After successful performances for JAMS, the Jazz Appreciation Music Society, Mike Costley received a star on the Palm Springs Walk of Stars on May 6, 2002 in front of the Annenberg Theater; His name was engraved on a statue of mountains in the park at The La Quinta Library; He received a Proclamation from Erie County in New York and the Key to the City in Buffalo. He performed every year for the Italian American Festivals; He performed at the Jazz Festivals on the steps of the Albright Knox Art Gallery. He received the Coachella Valley Music Award for Best Jazz Solo Artist. He was also a member of the Sons of Italy, Dolly Sinatra Lodge.

On Sunday, October 3, Mike Costley’s Celebration of Life is being held at the Indian Canyons Golf Resort, 1100 East Murray Canyon Drive in Palm Springs from 2 p.m until 6 p.m. It is an Invitation Only Event for Musicians, Family and close Friends. Wayne Boyer is organizing all the music and performances for this event that is also being videotaped and will be available for all to see online at a later date. Boyer was responsible for recording Mike’s album, “I Am A Singer,” in only one take, without Mike knowing he was recording it. That became his Signature Song. His first CD, Norwegian Wood included Wayne Boyer and Chuck Buffamonte.

Please look online at other articles about Mike; one written by Bruce Fessier who said, “Mike was the most inventive male vocalist I’ve seen in the 42 years I’ve lived in this Desert.” Others are written in Buffalo, NY.

Mike is survived by his sister Lori, his two ex-wives; Donna DeVoe and Stephanie D’Amico and numerous relatives.

“I said to the both of them, Donna, you were the Alpha and Stephanie you were the Omega, but you need to remember that in between you, there were a lot of wonderful women in Michael’s life.
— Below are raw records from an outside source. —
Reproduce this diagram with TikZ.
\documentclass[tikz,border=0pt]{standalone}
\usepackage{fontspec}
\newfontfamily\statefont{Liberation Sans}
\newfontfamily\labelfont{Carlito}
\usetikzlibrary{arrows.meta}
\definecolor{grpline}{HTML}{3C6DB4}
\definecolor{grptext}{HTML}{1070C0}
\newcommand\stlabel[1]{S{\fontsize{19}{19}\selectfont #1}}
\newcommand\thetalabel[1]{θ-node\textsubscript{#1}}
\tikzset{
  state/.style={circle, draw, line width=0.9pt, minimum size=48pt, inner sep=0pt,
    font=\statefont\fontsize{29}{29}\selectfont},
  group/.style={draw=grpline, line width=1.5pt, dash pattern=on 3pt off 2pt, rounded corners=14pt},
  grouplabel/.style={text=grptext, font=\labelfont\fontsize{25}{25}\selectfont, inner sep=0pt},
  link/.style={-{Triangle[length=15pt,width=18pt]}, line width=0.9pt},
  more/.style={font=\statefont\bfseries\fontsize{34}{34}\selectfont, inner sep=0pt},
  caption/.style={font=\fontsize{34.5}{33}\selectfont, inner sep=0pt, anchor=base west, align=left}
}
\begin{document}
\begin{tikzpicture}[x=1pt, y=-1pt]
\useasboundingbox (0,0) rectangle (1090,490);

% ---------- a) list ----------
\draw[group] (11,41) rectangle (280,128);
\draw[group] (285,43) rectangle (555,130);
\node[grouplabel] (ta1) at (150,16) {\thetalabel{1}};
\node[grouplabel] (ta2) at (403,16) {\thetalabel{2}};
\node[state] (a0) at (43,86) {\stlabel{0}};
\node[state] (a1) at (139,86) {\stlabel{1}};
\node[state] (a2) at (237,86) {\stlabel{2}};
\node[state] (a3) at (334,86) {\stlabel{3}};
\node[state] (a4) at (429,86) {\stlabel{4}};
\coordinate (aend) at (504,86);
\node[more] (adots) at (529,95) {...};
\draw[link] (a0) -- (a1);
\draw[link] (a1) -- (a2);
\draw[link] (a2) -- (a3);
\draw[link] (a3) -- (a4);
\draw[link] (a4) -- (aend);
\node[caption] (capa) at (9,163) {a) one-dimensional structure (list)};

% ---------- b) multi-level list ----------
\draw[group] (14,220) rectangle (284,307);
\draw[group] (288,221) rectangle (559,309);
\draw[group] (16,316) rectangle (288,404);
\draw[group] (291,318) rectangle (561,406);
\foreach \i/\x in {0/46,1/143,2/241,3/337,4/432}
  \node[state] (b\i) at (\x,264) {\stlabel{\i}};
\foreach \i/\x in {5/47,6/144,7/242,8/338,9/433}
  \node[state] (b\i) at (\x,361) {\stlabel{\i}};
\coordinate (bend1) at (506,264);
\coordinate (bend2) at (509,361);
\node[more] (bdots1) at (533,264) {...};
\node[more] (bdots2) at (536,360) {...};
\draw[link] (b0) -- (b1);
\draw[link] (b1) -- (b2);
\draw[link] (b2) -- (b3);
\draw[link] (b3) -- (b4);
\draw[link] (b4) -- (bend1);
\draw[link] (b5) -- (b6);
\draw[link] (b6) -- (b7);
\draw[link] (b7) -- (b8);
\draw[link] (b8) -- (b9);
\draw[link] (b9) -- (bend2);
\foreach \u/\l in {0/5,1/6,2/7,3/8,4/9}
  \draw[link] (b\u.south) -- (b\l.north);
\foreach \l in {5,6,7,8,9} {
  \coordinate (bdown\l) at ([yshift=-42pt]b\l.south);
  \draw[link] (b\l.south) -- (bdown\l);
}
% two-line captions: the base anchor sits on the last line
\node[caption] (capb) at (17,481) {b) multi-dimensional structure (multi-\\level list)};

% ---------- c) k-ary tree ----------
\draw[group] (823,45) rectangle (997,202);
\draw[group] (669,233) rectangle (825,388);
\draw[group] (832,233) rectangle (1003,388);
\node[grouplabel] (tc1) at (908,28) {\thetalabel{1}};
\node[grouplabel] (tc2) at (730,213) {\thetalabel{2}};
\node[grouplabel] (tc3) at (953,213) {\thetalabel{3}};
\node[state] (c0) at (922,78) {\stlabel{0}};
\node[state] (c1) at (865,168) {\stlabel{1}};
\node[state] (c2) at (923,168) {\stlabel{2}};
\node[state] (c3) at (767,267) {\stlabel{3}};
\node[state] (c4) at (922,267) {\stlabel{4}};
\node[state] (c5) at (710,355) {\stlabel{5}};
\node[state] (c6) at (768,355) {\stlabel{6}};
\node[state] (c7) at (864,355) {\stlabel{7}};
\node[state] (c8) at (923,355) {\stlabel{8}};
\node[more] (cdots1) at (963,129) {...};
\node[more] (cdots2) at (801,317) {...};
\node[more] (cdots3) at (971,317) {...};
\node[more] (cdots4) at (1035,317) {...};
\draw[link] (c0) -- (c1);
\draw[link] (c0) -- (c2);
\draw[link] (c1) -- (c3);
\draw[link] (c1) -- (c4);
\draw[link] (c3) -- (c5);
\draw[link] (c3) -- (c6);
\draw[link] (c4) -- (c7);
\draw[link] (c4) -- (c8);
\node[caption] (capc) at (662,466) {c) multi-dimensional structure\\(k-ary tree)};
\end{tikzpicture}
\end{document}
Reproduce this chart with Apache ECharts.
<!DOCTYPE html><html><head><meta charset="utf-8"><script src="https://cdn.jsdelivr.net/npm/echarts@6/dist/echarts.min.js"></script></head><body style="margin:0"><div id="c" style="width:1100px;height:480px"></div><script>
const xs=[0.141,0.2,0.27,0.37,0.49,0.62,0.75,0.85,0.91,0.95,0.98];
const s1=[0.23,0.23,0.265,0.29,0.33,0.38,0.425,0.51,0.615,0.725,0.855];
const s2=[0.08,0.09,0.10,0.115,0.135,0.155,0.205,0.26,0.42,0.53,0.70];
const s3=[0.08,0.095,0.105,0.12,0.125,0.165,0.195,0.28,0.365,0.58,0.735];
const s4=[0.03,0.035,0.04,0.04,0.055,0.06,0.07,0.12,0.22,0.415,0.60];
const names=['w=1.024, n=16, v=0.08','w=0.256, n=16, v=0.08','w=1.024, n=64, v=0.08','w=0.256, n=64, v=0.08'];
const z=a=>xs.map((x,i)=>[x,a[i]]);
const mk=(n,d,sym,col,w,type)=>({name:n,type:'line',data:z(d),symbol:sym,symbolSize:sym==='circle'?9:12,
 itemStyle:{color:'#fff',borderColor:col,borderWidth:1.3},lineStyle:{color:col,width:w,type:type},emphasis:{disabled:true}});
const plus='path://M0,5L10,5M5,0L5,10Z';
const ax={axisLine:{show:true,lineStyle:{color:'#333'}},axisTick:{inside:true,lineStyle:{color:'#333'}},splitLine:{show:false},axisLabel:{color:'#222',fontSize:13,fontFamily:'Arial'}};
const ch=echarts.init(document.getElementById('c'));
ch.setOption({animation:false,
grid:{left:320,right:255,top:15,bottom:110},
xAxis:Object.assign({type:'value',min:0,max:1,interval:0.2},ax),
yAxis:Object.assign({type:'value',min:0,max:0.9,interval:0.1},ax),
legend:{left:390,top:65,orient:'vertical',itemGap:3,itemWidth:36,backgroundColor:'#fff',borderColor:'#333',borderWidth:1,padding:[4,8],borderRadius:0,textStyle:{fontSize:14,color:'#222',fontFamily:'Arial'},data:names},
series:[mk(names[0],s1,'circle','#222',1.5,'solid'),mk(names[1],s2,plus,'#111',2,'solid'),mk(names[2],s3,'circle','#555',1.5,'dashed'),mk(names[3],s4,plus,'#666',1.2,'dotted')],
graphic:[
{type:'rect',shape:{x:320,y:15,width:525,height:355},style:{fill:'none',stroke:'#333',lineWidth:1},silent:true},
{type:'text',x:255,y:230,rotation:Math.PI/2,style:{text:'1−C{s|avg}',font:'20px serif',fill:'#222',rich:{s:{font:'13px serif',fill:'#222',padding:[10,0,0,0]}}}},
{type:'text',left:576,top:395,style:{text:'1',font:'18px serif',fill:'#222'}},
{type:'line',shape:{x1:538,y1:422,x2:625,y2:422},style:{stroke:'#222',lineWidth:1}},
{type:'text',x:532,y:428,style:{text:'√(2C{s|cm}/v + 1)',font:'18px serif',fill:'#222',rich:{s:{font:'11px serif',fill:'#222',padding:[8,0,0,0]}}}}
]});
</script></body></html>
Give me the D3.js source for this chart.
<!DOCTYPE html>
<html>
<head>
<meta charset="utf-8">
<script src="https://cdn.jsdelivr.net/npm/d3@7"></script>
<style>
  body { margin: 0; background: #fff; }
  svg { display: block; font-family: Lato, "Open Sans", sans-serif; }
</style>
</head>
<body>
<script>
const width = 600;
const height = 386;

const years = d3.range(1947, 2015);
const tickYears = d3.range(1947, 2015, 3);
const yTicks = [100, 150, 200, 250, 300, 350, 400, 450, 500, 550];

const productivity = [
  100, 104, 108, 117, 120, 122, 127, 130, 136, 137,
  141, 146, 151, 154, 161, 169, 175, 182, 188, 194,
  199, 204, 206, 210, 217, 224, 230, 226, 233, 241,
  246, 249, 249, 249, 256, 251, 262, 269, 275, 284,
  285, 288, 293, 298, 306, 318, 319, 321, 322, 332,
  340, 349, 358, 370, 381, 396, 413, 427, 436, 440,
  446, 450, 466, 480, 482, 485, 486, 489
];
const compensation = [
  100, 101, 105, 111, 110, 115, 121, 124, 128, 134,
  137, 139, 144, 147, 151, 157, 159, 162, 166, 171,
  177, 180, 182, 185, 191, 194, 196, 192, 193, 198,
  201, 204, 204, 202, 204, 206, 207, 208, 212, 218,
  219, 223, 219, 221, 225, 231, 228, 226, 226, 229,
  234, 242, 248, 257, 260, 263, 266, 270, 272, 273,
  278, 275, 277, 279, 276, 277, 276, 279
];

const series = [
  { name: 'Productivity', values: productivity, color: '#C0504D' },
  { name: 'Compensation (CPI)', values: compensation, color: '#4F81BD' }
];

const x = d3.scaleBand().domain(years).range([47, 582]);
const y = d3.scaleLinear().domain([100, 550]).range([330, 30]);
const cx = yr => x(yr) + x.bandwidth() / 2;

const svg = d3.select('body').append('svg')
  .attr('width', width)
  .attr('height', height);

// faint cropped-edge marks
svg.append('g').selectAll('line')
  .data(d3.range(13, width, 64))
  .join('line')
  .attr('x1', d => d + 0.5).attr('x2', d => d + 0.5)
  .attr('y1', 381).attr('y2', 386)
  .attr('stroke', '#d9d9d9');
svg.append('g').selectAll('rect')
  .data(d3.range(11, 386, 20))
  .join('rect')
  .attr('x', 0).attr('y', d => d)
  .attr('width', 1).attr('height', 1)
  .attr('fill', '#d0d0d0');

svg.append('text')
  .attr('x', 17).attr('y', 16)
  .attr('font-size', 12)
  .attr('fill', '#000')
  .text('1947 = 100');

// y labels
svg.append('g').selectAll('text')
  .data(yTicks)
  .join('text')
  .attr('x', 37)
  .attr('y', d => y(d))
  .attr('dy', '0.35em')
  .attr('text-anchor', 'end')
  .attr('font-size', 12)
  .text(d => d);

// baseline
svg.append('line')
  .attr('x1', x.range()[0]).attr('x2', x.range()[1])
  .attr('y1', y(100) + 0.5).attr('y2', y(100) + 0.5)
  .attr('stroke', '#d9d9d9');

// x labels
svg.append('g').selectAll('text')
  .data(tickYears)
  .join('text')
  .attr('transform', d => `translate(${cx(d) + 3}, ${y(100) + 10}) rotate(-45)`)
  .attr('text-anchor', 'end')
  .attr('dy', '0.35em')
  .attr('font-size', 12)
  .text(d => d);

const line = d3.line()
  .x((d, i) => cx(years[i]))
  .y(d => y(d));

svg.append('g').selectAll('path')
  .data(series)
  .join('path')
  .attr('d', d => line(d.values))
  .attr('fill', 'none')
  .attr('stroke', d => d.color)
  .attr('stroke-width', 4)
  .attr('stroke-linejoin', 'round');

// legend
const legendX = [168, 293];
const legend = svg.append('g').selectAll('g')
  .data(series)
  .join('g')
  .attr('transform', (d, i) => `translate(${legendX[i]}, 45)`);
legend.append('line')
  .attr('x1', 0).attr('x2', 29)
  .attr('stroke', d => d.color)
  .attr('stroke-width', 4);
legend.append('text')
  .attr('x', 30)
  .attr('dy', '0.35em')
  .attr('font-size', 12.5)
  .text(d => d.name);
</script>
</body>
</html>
Everybody had a different relationship with Mike. At this Celebration of His Life, there are going to be a lot of people who will remember Michael in a different way and all I want to do is have everybody come with Love and Light in their hearts. He’s gone and we all have to appreciate who he was and what he was to you individually, that’s all that’s important. Michael lived a very charmed life and was the BEST Brother I could have ever wanted,” shared Lori Costley.

Rest In Peace with Our Lord, Honey. We will see you again in Glory.